In October 2018, Greystone (which also leaped six spots) launched the first CLO backed solely by senior-housing facilities, in a deal worth $300 million.

“Historically, we’ve used bank, warehouse and repo lines to lever the business,” Greystone vice president Mark Jarrell told Senior Housing News. “The CLO gives us diversity of financing sources for the business.”

Filling out an odd pattern, Barclays, another key player in the space, also saw its representative, Larry Kravetz, jump six spots on this year’s list. The firm’s executives aver that with appropriate caution taken, securitizing transitional loans can be a sound credit endeavor.

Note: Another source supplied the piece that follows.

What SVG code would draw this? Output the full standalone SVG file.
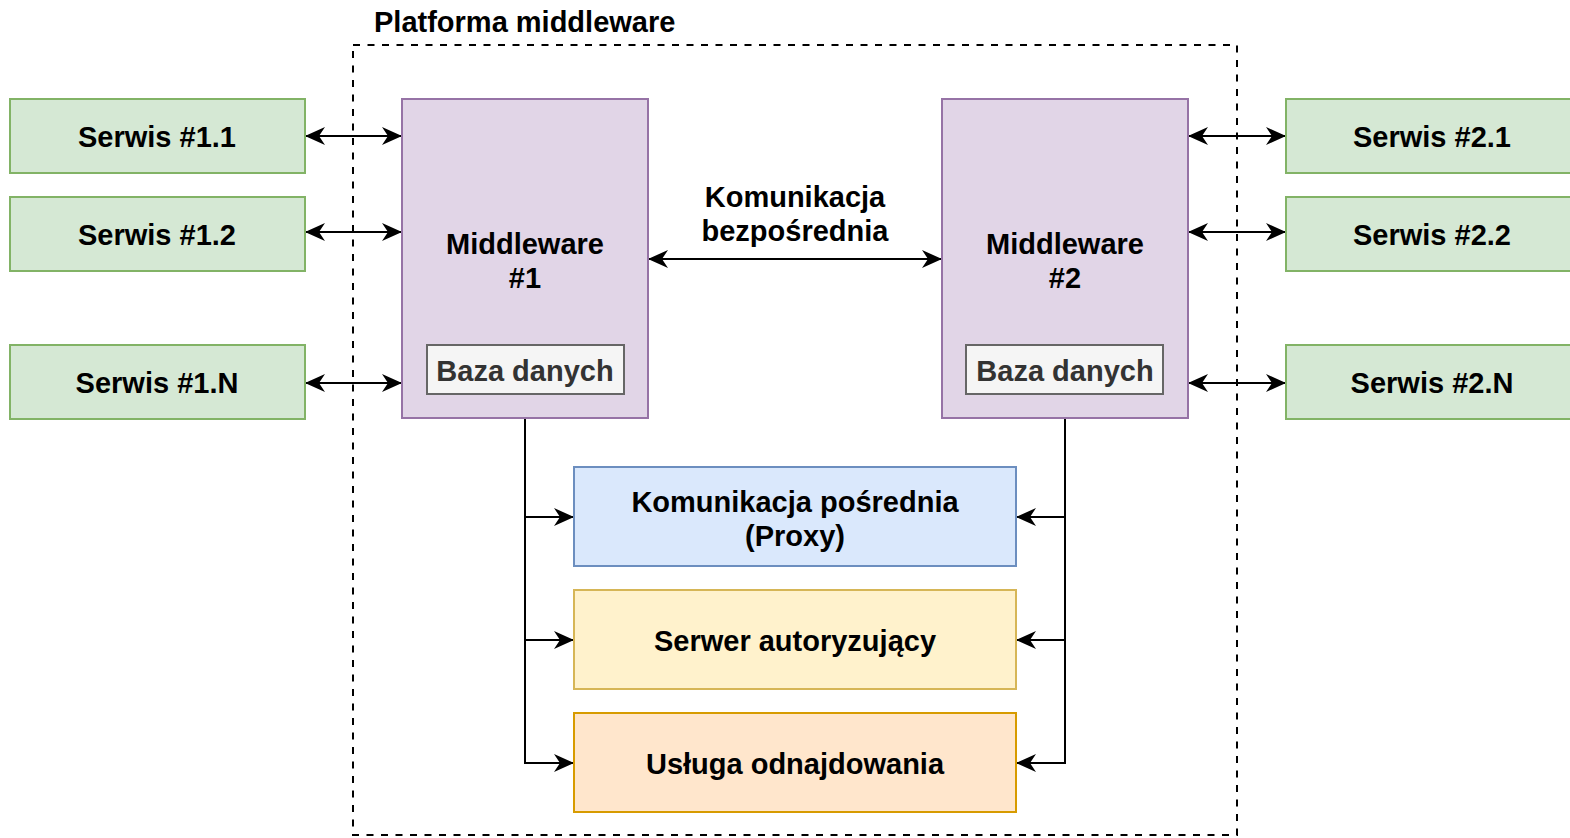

KKR’s real estate credit business, KREF, led by Power 50 honorees Chris Lee and Matt Salem, got in on the fun, too. Last November, it issued a CLO valued at an even $1 billion, a managed deal (which means that KKR can rearrange the underlying loans after securitization) with a two-year reinvestment period.

Legacy financial institutions—including many ranked highly on this year’s list—also played a key part in the surge as providers of the capital needed to fuel CLO lending. Wells Fargo was tops in the part, according to statistics from Commercial Mortgage Alert, responsible for powering $5.16 billion worth of deals. J.P. Morgan Chase wasn’t far behind at $4 billion, and Goldman Sachs had a nice taste of the action as well, supporting transactions with credit worth $1.89 billion.

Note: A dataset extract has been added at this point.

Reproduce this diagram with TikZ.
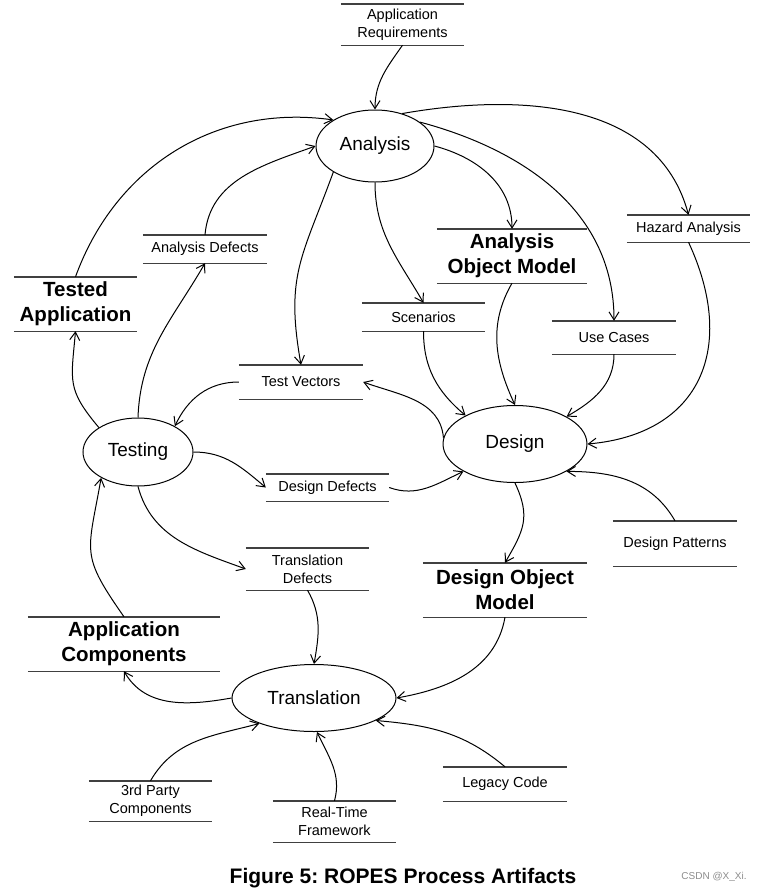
\documentclass[tikz,border=0pt]{standalone}
\usepackage{fontspec}
\setmainfont{Liberation Sans}
\usetikzlibrary{arrows.meta,shapes.geometric}
\tikzset{
  proc/.style={draw,ellipse,line width=1pt,inner sep=0pt,font=\fontsize{19}{22}\selectfont},
  store/.style 2 args={minimum width=#1,minimum height=#2,inner sep=0pt,align=center,
    font=\fontsize{14.5}{18}\selectfont},
  bigstore/.style 2 args={store={#1}{#2},font=\fontsize{20.5}{25}\selectfont\bfseries},
  rule/.style={line width=1.4pt,black!75},
}
\frenchspacing
\begin{document}
\begin{tikzpicture}[x=1pt,y=1pt,>={Straight Barb[length=8pt,width=10pt]}]
  \useasboundingbox (0,0) rectangle (761,-892);
  % the four activities
  \draw
    (375,-146) node[proc,minimum width=118pt,minimum height=72pt] (ana){Analysis}
    (138,-452) node[proc,minimum width=110pt,minimum height=68pt] (test){Testing}
    (515,-444) node[proc,minimum width=144pt,minimum height=77pt] (des){Design}
    (314,-698) node[proc,minimum width=164pt,minimum height=67pt] (trans){Translation};
  % artifacts
  \draw
    (402.5,-24.5) node[store={123pt}{41pt}] (req){Application\\Requirements}
    (205,-249) node[store={124pt}{28pt}] (adef){Analysis Defects}
    (75.5,-304) node[bigstore={123pt}{54pt}] (tested){Tested\\Application}
    (688.5,-228.5) node[store={123pt}{27pt}] (haz){Hazard Analysis}
    (512,-256) node[bigstore={150pt}{54pt}] (aom){Analysis\\Object Model}
    (423.5,-317) node[store={123pt}{28pt}] (scen){Scenarios}
    (614,-337.5) node[store={124pt}{33pt}] (usec){Use Cases}
    (301,-382) node[store={124pt}{34pt}] (tvec){Test Vectors}
    (327.5,-487.5) node[store={123pt}{27pt}] (ddef){Design Defects}
    (307.5,-569) node[store={123pt}{42pt}] (tdef){Translation\\Defects}
    (675,-543.5) node[store={124pt}{45pt}] (dpat){Design Patterns}
    (505,-590) node[bigstore={164pt}{54pt}] (dom){Design Object\\Model}
    (124,-644) node[bigstore={192pt}{54pt}] (acomp){Application\\Components}
    (150.5,-801) node[store={123pt}{40pt}] (third){3rd Party\\Components}
    (334.5,-821.5) node[store={123pt}{41pt}] (rtf){Real-Time\\Framework}
    (505,-784) node[store={124pt}{34pt}] (legacy){Legacy Code};
  \foreach \n in {req,adef,tested,haz,aom,scen,usec,tvec,ddef,tdef,dpat,dom,acomp,third,rtf,legacy}
    \draw[rule] (\n.north west) -- (\n.north east) (\n.south west) -- (\n.south east);
  \begin{scope}[->,line width=1pt]
    \draw (req.south) to[out=-125,in=90] (ana.north);
    \draw (tested.north) to[out=70,in=172] (ana.148);
    \draw (adef.north) to[out=85,in=200] (ana.west);
    \draw (ana.212) to[out=-110,in=100,looseness=1.2] (tvec.north);
    \draw (ana.south) to[out=-90,in=120] (scen.north);
    \draw (ana.east) to[out=-15,in=90] (aom.north);
    \draw (ana.28) to[out=-15,in=90] (usec.north);
    \draw (ana.50) to[out=10,in=105] (haz.north);
    \draw (haz.south) to[out=-65,in=5,looseness=1.3] (des.east);
    \draw (aom.south) to[out=-120,in=115] (des.north);
    \draw (scen.south) to[out=-90,in=140] (des.150);
    \draw (usec.south) to[out=-90,in=30] (des.28);
    \draw (des.175) to[out=95,in=-20] (tvec.east);
    \draw (tvec.west) to[out=180,in=65] (test.35);
    \draw (test.148) to[out=130,in=-95,looseness=1.3] (tested.south);
    \draw (test.north) to[out=88,in=240] (adef.south);
    \draw (test.east) to[out=0,in=140] (ddef.west);
    \draw (ddef.east) to[out=-20,in=205] (des.208);
    \draw (test.south) to[out=-75,in=160] (tdef.west);
    \draw (tdef.south) to[out=-60,in=80] (trans.north);
    \draw (des.south) to[out=-65,in=60,looseness=1.2] (dom.north);
    \draw (dom.south) to[out=-100,in=10] (trans.east);
    \draw (dpat.north) to[out=120,in=0] (des.-28);
    \draw (acomp.north) to[out=125,in=-100,looseness=1.4] (test.215);
    \draw (trans.west) to[out=190,in=-60] (acomp.south);
    \draw (third.north) to[out=60,in=195] (trans.205);
    \draw (rtf.north) to[out=75,in=-65] (trans.-85);
    \draw (legacy.north) to[out=140,in=-5] (trans.-20);
  \end{scope}
  \node[font=\fontsize{21}{25}\selectfont\bfseries] (cap) at (403,-878) {Figure 5: ROPES Process Artifacts};
  \node[font=\fontsize{10}{12}\selectfont,text=black!45] (wm) at (714,-877) {CSDN @X\_Xi.};
\end{tikzpicture}
\end{document}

And though this year’s top banana, Blackstone, didn’t issue CLOs in 2018, it was a notable cheerleader the year before, when it launched a billion-dollar CLO that was the biggest in history at the time.

Still, it’s not clear that recent success has launched the sector on an unbounded upward trajectory. Last year was bright overall, but the deals slowed down notably towards the end of the year, when market turmoil threw benchmark interest rates’ gentle upward course into uncertainty for the first time in years.

Spreads widened as a result, making it harder for landlords and lenders to see eye-to-eye on financing costs. Panelists at Information Management Network’s CLO conference in New York City last month agreed unanimously that the market would at best be flat this year while players wait for the interest-rate picture—and the economy more broadly—to crystallize, according to a Kroll Bond Rating Agency report about the event.

CLOs are still much more thinly traded than other sorts of mortgage bonds, KBRA noted, which makes investors wary. The debt often envisions borrowers’ completing tricky business plans, which could be jeopardized if the real estate cycle takes a turn. No one wants to be left holding the hot potato.